Yang membuat capaian ini semakin signifikan adalah konteks waktunya. Prestasi ini terjadi di masa transisi pemerintahan dari Presiden Joko Widodo ke Presiden Prabowo Subianto, dan menjadi salah satu pencapaian awal di bulan-bulan pertama pemerintahan baru.
Secara umum, masa transisi kekuasaan sering kali diwarnai dengan penyesuaian anggaran, rotasi pejabat, serta sikap wait and see dari pelaku usaha yang menunggu kejelasan arah kebijakan baru. Namun, kondisi di lapangan justru menunjukkan hal yang kontras — lapangan kerja tumbuh, pengangguran menurun, dan partisipasi angkatan kerja meningkat.

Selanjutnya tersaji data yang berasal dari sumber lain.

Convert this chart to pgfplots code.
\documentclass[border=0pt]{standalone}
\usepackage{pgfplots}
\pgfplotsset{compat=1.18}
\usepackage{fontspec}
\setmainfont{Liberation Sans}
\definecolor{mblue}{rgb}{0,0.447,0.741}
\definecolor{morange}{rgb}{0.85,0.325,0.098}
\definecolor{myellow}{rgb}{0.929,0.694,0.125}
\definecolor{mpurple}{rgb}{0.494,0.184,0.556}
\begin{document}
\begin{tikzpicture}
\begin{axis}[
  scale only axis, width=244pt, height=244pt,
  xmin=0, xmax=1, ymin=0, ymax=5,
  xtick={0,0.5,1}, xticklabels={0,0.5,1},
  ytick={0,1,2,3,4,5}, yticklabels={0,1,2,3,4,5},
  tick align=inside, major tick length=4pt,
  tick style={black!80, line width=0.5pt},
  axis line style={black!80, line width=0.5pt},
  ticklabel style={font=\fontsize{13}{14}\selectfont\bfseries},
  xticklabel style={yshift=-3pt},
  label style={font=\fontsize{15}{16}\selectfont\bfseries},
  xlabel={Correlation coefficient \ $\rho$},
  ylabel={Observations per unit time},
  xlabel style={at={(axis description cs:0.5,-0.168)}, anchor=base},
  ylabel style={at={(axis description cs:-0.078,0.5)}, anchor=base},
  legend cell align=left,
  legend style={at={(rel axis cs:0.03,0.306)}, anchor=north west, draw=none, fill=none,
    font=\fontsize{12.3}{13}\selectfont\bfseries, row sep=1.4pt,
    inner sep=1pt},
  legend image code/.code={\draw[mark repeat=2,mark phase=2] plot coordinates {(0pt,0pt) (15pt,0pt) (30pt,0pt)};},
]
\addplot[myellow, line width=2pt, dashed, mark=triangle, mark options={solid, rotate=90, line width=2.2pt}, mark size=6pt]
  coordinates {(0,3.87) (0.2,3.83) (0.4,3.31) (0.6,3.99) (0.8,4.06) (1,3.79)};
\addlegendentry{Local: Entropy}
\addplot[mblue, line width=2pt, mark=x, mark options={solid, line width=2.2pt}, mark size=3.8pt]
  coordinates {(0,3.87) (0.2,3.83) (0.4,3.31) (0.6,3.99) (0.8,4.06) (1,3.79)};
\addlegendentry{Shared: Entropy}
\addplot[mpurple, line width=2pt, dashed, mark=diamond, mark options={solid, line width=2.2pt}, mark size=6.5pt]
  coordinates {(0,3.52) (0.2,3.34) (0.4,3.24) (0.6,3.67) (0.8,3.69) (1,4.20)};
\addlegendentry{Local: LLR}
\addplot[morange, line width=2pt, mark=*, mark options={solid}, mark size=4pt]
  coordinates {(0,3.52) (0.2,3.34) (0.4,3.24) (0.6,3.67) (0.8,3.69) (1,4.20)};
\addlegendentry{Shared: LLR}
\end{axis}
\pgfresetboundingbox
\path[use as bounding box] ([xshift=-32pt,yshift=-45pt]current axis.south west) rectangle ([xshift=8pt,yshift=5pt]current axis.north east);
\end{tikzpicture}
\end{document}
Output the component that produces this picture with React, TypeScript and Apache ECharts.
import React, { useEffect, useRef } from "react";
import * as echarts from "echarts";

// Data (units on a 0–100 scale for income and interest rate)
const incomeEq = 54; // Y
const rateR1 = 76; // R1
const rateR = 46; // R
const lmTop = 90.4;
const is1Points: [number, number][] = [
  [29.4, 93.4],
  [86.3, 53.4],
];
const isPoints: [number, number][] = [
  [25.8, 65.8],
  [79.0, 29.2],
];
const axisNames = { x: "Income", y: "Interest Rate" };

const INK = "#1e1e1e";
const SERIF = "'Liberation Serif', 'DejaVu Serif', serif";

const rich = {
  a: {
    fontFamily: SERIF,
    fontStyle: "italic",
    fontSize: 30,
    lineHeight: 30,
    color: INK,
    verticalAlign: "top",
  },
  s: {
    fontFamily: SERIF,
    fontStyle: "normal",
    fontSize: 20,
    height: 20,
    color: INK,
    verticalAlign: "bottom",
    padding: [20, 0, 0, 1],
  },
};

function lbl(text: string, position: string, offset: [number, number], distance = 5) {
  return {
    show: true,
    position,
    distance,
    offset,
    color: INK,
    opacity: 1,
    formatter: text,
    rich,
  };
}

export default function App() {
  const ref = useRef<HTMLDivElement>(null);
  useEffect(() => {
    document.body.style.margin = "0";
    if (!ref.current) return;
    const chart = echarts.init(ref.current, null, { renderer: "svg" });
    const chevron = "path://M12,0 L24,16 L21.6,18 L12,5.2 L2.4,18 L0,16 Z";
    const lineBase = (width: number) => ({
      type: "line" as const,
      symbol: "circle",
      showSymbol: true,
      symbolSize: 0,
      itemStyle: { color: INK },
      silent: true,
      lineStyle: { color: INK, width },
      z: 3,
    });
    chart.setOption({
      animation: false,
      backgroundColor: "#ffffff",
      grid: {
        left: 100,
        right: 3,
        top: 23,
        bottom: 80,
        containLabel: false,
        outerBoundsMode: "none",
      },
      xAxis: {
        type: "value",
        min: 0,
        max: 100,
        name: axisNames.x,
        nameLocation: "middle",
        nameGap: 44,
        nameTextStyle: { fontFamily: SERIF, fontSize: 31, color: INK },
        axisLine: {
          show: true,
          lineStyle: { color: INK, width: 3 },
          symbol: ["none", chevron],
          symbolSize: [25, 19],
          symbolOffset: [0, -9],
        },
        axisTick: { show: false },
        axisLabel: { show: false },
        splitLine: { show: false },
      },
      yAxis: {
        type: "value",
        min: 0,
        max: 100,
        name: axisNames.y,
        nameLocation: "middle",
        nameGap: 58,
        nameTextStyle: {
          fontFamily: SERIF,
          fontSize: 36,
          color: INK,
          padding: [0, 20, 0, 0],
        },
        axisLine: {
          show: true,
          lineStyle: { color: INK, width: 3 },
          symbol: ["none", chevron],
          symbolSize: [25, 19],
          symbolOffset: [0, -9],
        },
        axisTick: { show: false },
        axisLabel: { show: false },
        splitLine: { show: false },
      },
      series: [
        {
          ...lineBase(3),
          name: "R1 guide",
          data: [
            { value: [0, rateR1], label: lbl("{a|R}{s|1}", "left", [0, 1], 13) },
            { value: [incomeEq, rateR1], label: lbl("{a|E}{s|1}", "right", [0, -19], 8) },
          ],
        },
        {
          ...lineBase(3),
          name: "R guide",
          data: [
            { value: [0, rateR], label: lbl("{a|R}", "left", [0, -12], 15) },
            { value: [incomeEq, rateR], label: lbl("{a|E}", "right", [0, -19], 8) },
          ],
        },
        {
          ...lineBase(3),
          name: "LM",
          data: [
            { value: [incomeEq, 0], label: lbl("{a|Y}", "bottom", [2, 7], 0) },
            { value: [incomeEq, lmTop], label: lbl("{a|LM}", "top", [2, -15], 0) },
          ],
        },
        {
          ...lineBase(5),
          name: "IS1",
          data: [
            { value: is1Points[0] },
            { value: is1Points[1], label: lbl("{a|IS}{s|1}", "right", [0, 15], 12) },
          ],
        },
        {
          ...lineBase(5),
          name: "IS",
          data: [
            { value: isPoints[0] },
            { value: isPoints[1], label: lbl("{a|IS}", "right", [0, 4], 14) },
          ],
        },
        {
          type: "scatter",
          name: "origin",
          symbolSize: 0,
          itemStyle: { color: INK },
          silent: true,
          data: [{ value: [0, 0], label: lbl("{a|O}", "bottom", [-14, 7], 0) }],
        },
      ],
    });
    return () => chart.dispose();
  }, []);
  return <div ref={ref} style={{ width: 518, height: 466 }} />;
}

Data resmi Badan Pusat Statistik (BPS) menunjukkan tingkat pengangguran terbuka (TPT) turun menjadi 4,76 persen pada Februari 2025. Ini adalah angka terendah dalam lima tahun terakhir. Sebagai perbandingan, TPT Indonesia sempat melonjak di atas 7 persen saat pandemi, bahkan mendekati 10 persen pada puncak krisis tahun 2020. Kini, pasar kerja nasional memasuki fase pemulihan struktural yang lebih berkelanjutan.
Jumlah pekerja penuh—yakni mereka yang bekerja minimal 35 jam per minggu—mencapai 96,48 juta orang. Ini mengindikasikan bahwa sebagian besar pekerjaan yang tercipta memiliki tingkat kestabilan yang lebih baik, bukan sekadar pekerjaan sementara atau informal. Meski begitu, tantangan tetap ada. Proporsi pekerja informal masih tinggi, meskipun turun sedikit dari 40,83 persen menjadi 40,60 persen. Artinya, mayoritas pekerjaan baru masih tercipta di sektor nonformal seperti usaha mandiri, pekerja keluarga, atau pekerja tanpa kontrak tetap.